A friend of mine breeds sugar gliders. Tonight im going to look at this little fella and see if he would make a nice new addition. I think years of having to ask the rents to have pets (and being told no of course) is making me want a zoo as revenge...


----------



## aimee235 (Apr 29, 2007)

They are very nice looking. I was looking online a long time ago at all the different colors they have.


----------



## MY MIKADO (Apr 7, 2006)

I love snakes but I could never own one as I would not beable to feed it as I love rats and mice more. They are pretty Amanda.


----------



## cherol (Jan 7, 2007)

I like snakes but couldn't have one seeing as how they wouldn't last very long around our dogs.....first chance to get at them and there would be pieces of snakes everywhere.....lol


----------



## Patch O' Pits (Aug 3, 2007)

They are pretty critters


----------



## aimee235 (Apr 29, 2007)

I would only be able to feed prekilled food. That's one of the reasons I don't own one also. I breed and raise rats for pets. Not for food purposes.


----------



## Judy (Dec 12, 2005)

That is quite a collection.


----------



## OldFortKennels (Mar 10, 2006)

My wife was very impressed as she has several snakes herself.
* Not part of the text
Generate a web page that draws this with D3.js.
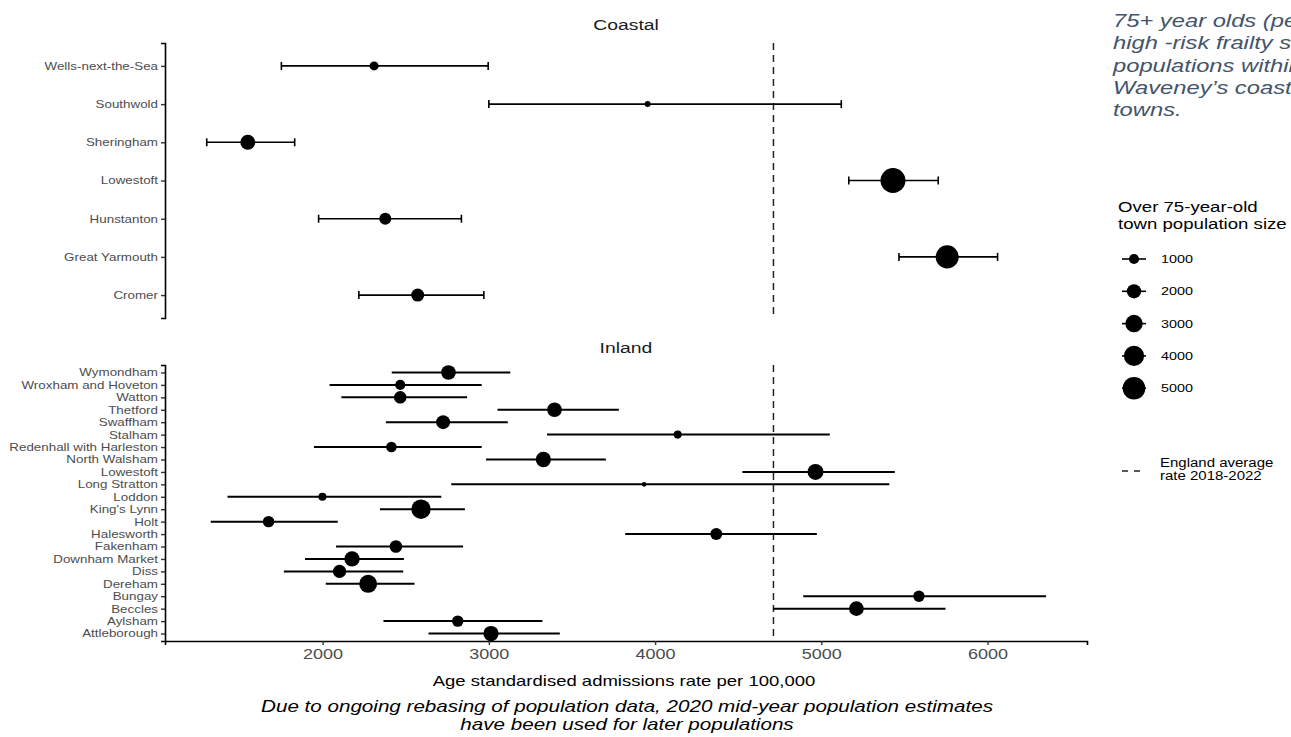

Her cornsake just had a clutch and she is very excited to see what color patterns she gets.


----------



## sw_df27 (Feb 16, 2007)

Piebald is beautiful I have never seen a snake look like that now I would like to have one! lol


----------



## TheBullBeastLover (Jul 18, 2007)

OldFortKennels said:


> My wife was very impressed as she has several snakes herself. Her cornsake just had a clutch and she is very excited to see what color patterns she gets.


 clutch? Say Wah? lol


----------



## Indigo Bully Connection (Dec 21, 2006)

TheBullBeastLover said:


> clutch? Say Wah? lol


snake eggs they have them in a "cluster"


----------



## TheBullBeastLover (Jul 18, 2007)

ok just interested lol i dont do snakes though lol


----------



## pantera2006 (Feb 25, 2006)

*Thanks guys*

These guys are awesome.... They are so goo, with the exception of Striker... Haha....
Andy- I forgot that your wife is a collector!! Thats awesome... What does she have?? 
Blue Diva- If you want, i can PM ya a link for some Pieds.. They are abit of money tho... In canada they go for about $3500- $4000 ... They are awesome tho!!! 
As for Rats... YUCK!!! I dont like rats... I hope that i didnt offened rat lovers with the pic of the snake with the rat. That is why i didnt show any feeding time pics, I didnt wanna piss off anyone... I used to have rats as pets, But then i saw what they could do... And i just started hating them!!
I usually do feed frozen, But my Cyndi is REALLY picky at times, As BP's can be... She is back on frozen now... Thank god!! Haha.... Thanks for looking everyone!!


----------



## maggiesmommie (Jul 17, 2007)

I use to have a python she was about 5' long! Snakes are cool


----------



## LewisGrad05 (May 28, 2007)

Working at a pet store, i have brought everything home. We had ball pythons for a period of time. Made me quite nervous with a chihuahua running around... but it was alright. I would old do a snake again if i found a PIEBALD!!! I was fascinated with them when I had ours... amazing - and around $3000 (min)

I have no problem feeding a snake a rat, mouse, baby mouse live... I also have no problem having them as pets. they do make great pets, but its the circle of life. I sell snakes, therefore I sell their food.


----------